In just a few days I will mark four months since I saw Ron leave for heaven. It is difficult to say the exact time he died. It is clear in my mind that his soul, his inner being, his mind was transitioning. His eyes were bright and clear, his mouth partially open, his fingers darkening at their tips. Being with him, holding him, feeling his heartbeat, even while asleep brought me a sense of calmness that was new.
My whole life had been a mentally chaotic array of parties, bullying, bad decisions, impulsive wonderment, and rushing toward something. When I met Ron I was mesmerized by his wide smile, his thick wavy hair, and his routine way of doing spending his day.
He was as neat as a pin. I have two girlfriends who are as perfectionist as he. They never drop their clothes on the floor. Even when taking off slacks. They hold the waist band and slowly slip one leg out at a time. Then, while still holding their pants they hang them on a hanger, a hook or over the back of a chair. Never once in the six years I watched Ron slip out of his day clothes did he just drop them. There was one day that I came upstairs. He was sound asleep, sawing logs as they say. The recliner was tilted back. In clear view under the foot stool were two dirty socks right their on the polished wood floor. “Wow,” I thought, “he must have worked hard today. Silently I picked them up. While shaking them out I felt this weird sense of purpose. It was an affirmation of my desire to spend my life caring for him. Being there for him. Loving him and giving him the gift of a long term relationship.
I would not be the kind of girl who enjoyed his company, even flirted with him but was never available for him. Certainly, I was not wanting to be just another passing fancy. A girl of convenience who was looking for a daddy figure, or a good time girl who was good in bed. No, I knew for certain as I shook his dirty socks to free the loose yard debri from the fibers and allowed the toe section to fall from the ball it had been rolled in that I found the man I wanted to put before me.

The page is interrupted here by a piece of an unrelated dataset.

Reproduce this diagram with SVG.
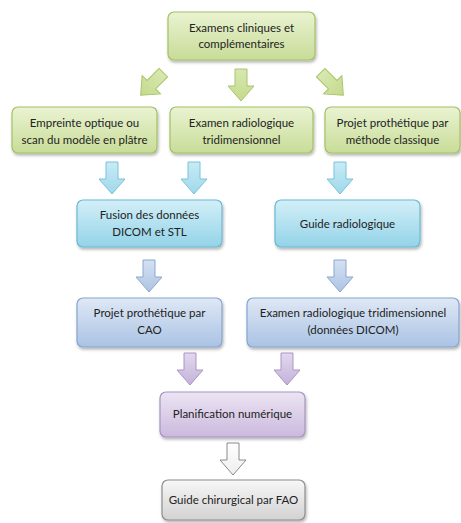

After 35 years of having Danny make his life around me, it was time for me to make my life around someone. I never thought of Danny thinking I was pretty or sexy. He always, every single night we were together, kissed me before we fell asleep. If I went to bed while he was still watching TV, he would eventually come into the bedroom. Gently I would feel him pull the blanket up around my neck, then, lean toward my face where he would place a kiss on my lips, my cheeks or my forehead.
One time, I guess the feel of the blanket move woke me up. I turned toward him lifting my arm. In one swift movement my forearm smacked him on the side of the head. Wow, it started us both. Then, we laughed as I apologized.
When Danny and I would talk about keeping a gun in my nightstand I had a compelling argument. “What if I was having a bad dream and I mistook you for a burglar.” No, I contended, insisted I would never keep a gun by my side of the bed.
Of course now that I don’t have Danny to worry about accidently shooting and Ron left me to go to the great beyond. It matters not. Will I carry a gun in the van, I don’t know. I don’t think so. Well, maybe. Regardless in chatting with camping neighbors I will say I do have a gun. I gotta protect myself. Oh yea, I also have to write five pages for my book today, clear out some yard debri, order a sign inviting campers to join me for some pickin’ and grinning.’
So, for today, it’s time again to do what I can on the tenth day til departure.
For anyone who reads this, I say, FAIR WINDS, especially to new
sailor Becky who just a few days ago left San Francisco,
in her words her and her sweetie, Barry, were ‘out of the gate and turning left.’